> DATA SECTION
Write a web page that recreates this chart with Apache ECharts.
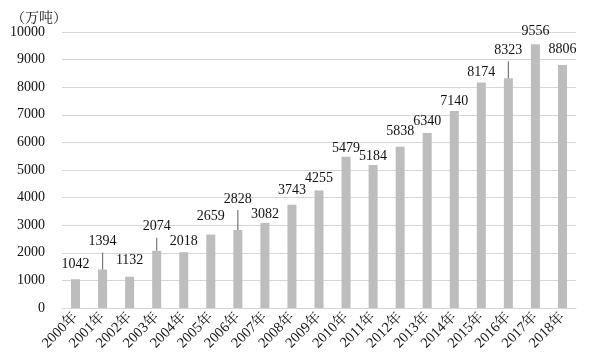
<!DOCTYPE html>
<html>
<head>
<meta charset="utf-8">
<script src="https://cdn.jsdelivr.net/npm/echarts@6/dist/echarts.min.js"></script>
<style>
html,body{margin:0;padding:0;background:#fff;}
#chart{width:598px;height:363px;}
</style>
</head>
<body>
<div id="chart"></div>
<script>
var years = ['2000年','2001年','2002年','2003年','2004年','2005年','2006年','2007年','2008年','2009年','2010年','2011年','2012年','2013年','2014年','2015年','2016年','2017年','2018年'];
var values = [1042,1394,1132,2074,2018,2659,2828,3082,3743,4255,5479,5184,5838,6340,7140,8174,8323,9556,8806];
var labelLift = [3,16,4,12,-1,6,19,-3,2,0,-4,-3,4,0,-2,-2,16,1,4];
var leaderLen = [0,17,0,13,0,0,20,0,0,0,0,0,0,0,0,0,17,0,0];
var yTicks = {min:0, max:10000, interval:1000};
var unitText = '（万吨）';

var serif = '"Liberation Serif","DejaVu Serif","Noto Serif CJK SC","Noto Sans CJK SC",serif';

var chart = echarts.init(document.getElementById('chart'));
var barData = values.map(function(v,i){
  return {value:v, label:{distance:5 + labelLift[i]}};
});
var leaderData = [];
values.forEach(function(v,i){ if(leaderLen[i]>0) leaderData.push([i, v, leaderLen[i]]); });

chart.setOption({
  animation:false,
  backgroundColor:'#fff',
  title:{text:unitText, left:6, top:6, textStyle:{fontFamily:serif, fontSize:14, fontWeight:'normal', color:'#222'}},
  grid:{left:62, right:22, top:32, bottom:55, containLabel:false},
  xAxis:{
    type:'category', data:years,
    axisLine:{show:true, lineStyle:{color:'#d6d6d6', width:1}},
    axisTick:{show:false},
    axisLabel:{rotate:45, interval:0, fontFamily:serif, fontSize:14.5, color:'#111', margin:7}
  },
  yAxis:{
    type:'value', min:yTicks.min, max:yTicks.max, interval:yTicks.interval,
    axisLine:{show:false}, axisTick:{show:false},
    splitLine:{lineStyle:{color:'#d6d6d6', width:1}},
    axisLabel:{fontFamily:serif, fontSize:14, color:'#111', margin:17,
      formatter:function(v){return String(v);}}
  },
  series:[{
    type:'bar', data:barData, barWidth:9,
    itemStyle:{color:'#bdbdbd'},
    label:{show:true, position:'top', fontFamily:serif, fontSize:14, color:'#111'}
  },{
    type:'custom', data:leaderData, silent:true, z:5,
    renderItem:function(params, api){
      var p = api.coord([api.value(0), api.value(1)]);
      var len = api.value(2);
      return {type:'line', shape:{x1:p[0], y1:p[1], x2:p[0], y2:p[1]-len},
        style:{stroke:'#777', lineWidth:1.2}};
    }
  }]
});
</script>
</body>
</html>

> REQUEST
The data above should be repeated exactly, minus any pictures.

> RESULT FOR THIS EXERCISE
Write a web page that recreates this chart with Apache ECharts.
<!DOCTYPE html>
<html>
<head>
<meta charset="utf-8">
<script src="https://cdn.jsdelivr.net/npm/echarts@6/dist/echarts.min.js"></script>
<style>
html,body{margin:0;padding:0;background:#fff;}
#chart{width:598px;height:363px;}
</style>
</head>
<body>
<div id="chart"></div>
<script>
var years = ['2000年','2001年','2002年','2003年','2004年','2005年','2006年','2007年','2008年','2009年','2010年','2011年','2012年','2013年','2014年','2015年','2016年','2017年','2018年'];
var values = [1042,1394,1132,2074,2018,2659,2828,3082,3743,4255,5479,5184,5838,6340,7140,8174,8323,9556,8806];
var labelLift = [3,16,4,12,-1,6,19,-3,2,0,-4,-3,4,0,-2,-2,16,1,4];
var leaderLen = [0,17,0,13,0,0,20,0,0,0,0,0,0,0,0,0,17,0,0];
var yTicks = {min:0, max:10000, interval:1000};
var unitText = '（万吨）';

var serif = '"Liberation Serif","DejaVu Serif","Noto Serif CJK SC","Noto Sans CJK SC",serif';

var chart = echarts.init(document.getElementById('chart'));
var barData = values.map(function(v,i){
  return {value:v, label:{distance:5 + labelLift[i]}};
});
var leaderData = [];
values.forEach(function(v,i){ if(leaderLen[i]>0) leaderData.push([i, v, leaderLen[i]]); });

chart.setOption({
  animation:false,
  backgroundColor:'#fff',
  title:{text:unitText, left:6, top:6, textStyle:{fontFamily:serif, fontSize:14, fontWeight:'normal', color:'#222'}},
  grid:{left:62, right:22, top:32, bottom:55, containLabel:false},
  xAxis:{
    type:'category', data:years,
    axisLine:{show:true, lineStyle:{color:'#d6d6d6', width:1}},
    axisTick:{show:false},
    axisLabel:{rotate:45, interval:0, fontFamily:serif, fontSize:14.5, color:'#111', margin:7}
  },
  yAxis:{
    type:'value', min:yTicks.min, max:yTicks.max, interval:yTicks.interval,
    axisLine:{show:false}, axisTick:{show:false},
    splitLine:{lineStyle:{color:'#d6d6d6', width:1}},
    axisLabel:{fontFamily:serif, fontSize:14, color:'#111', margin:17,
      formatter:function(v){return String(v);}}
  },
  series:[{
    type:'bar', data:barData, barWidth:9,
    itemStyle:{color:'#bdbdbd'},
    label:{show:true, position:'top', fontFamily:serif, fontSize:14, color:'#111'}
  },{
    type:'custom', data:leaderData, silent:true, z:5,
    renderItem:function(params, api){
      var p = api.coord([api.value(0), api.value(1)]);
      var len = api.value(2);
      return {type:'line', shape:{x1:p[0], y1:p[1], x2:p[0], y2:p[1]-len},
        style:{stroke:'#777', lineWidth:1.2}};
    }
  }]
});
</script>
</body>
</html>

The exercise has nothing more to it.